Dans les rues étroites des villes, quand les égouts n'existaient pas et que les épidémies frappaient, il fallait se protéger des mauvaises surprises. Les saints du Paradis faisaient l'affaire sur les façades. Taillés dans le chêne et placés par les propriétaires, ils surveillaient le train-train des affaires et le jeu des enfants. Beaucoup n'ont pas résisté aux intempéries, d'autres furent arrachés par des républicains qui rêvèrent un temps de Raison et de cornes d'abondance. La plupart furent embarqués par des antiquaires noctambules qui les ont revendus à des minorités sexuelles, à des cinéastes ou des commissaires aux comptes... certains passèrent l'atlantique pour grimper des étages et jeter un coup d'oeil sur Central-Park... Ainsi finirent des neiges d'antan... à Neuilly ou très loin à l'ouest.
Dans les églises, antichambres du Paradis, les pauvres bougres, écrasés du fardeau de leurs péchés, les yeux illuminés par les cierges, pouvaient aussi relever la tête, s'adresser au ciel, admis dans la maison de dieu. Pour qu'ils ne soient pas déçus, les meilleurs architectes et les plus grands artistes mêlaient aux vapeurs d'encens et de cire les formes les plus achevées du savoir-faire. Des portiques de marbre plus ornés que des palais antiques, creusés de niches et d'encorbellements , furent lieux d'apparition des saints et des anges, surpris en pleine effervescence. Ces tourments de pierre sous les voûtes miraculeuses des grands édifices prouvaient aux âmes que les prières et la grâce vont main dans la main, qu'il n'y a pas loin du plancher des vaches aux extases du ciel... Que les cailloux des lapidations sont du même grain que les cuisses de séraphins. Les riches, qui ont toujours tant à se faire pardonner, pouvaient jeter un oeil complice sur les meubles à tiroirs et les autels qu'ils offraient aux chanoines... se faire bénir par des mains ornées d'améthyste, chanter avec les orgues, se mêler à la populace dont les chicots et les fringues passaient inaperçues sous le prisme des vitraux...

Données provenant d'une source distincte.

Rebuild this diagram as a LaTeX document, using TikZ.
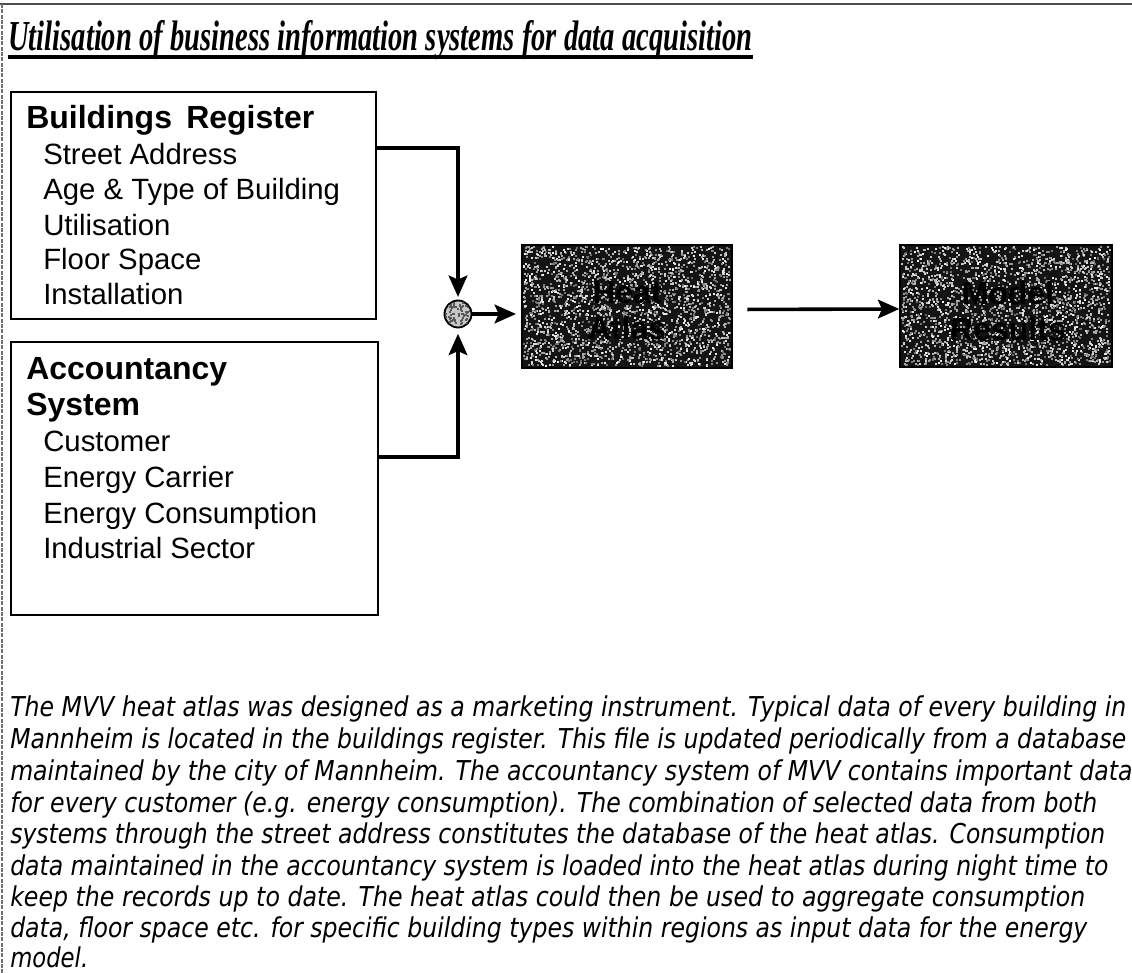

Cette époque est révolue... Le Paradis n'est plus au Ciel... Il est sur le trottoir. Il prend des allures de Caisse d'épargne pour les plus sages et les gagne-petits. Les autres s'y promènent de jour et de nuit. Les anges ont abandonné leurs ailes ridicules, ils essayent d'avoir un sexe. Ils se plaisent dans la chaude ambiance des vitrines, débarrassée des sueurs, des guerres, des angoisses et des épidémies... Les passants peuvent s'arrêter où brillent les lumières, contempler des corps rescuscités, sans graisses ni courbes gênantes ni rides dégoûtantes, caresser des yeux les objets de convoitise, voir comment sont tenues des promesses infiniment recommencées... Il ne leur reste qu'à pousser les portes avec leurs cartes de crédit, ce qu'autrefois dans les églises on appelait des indulgences.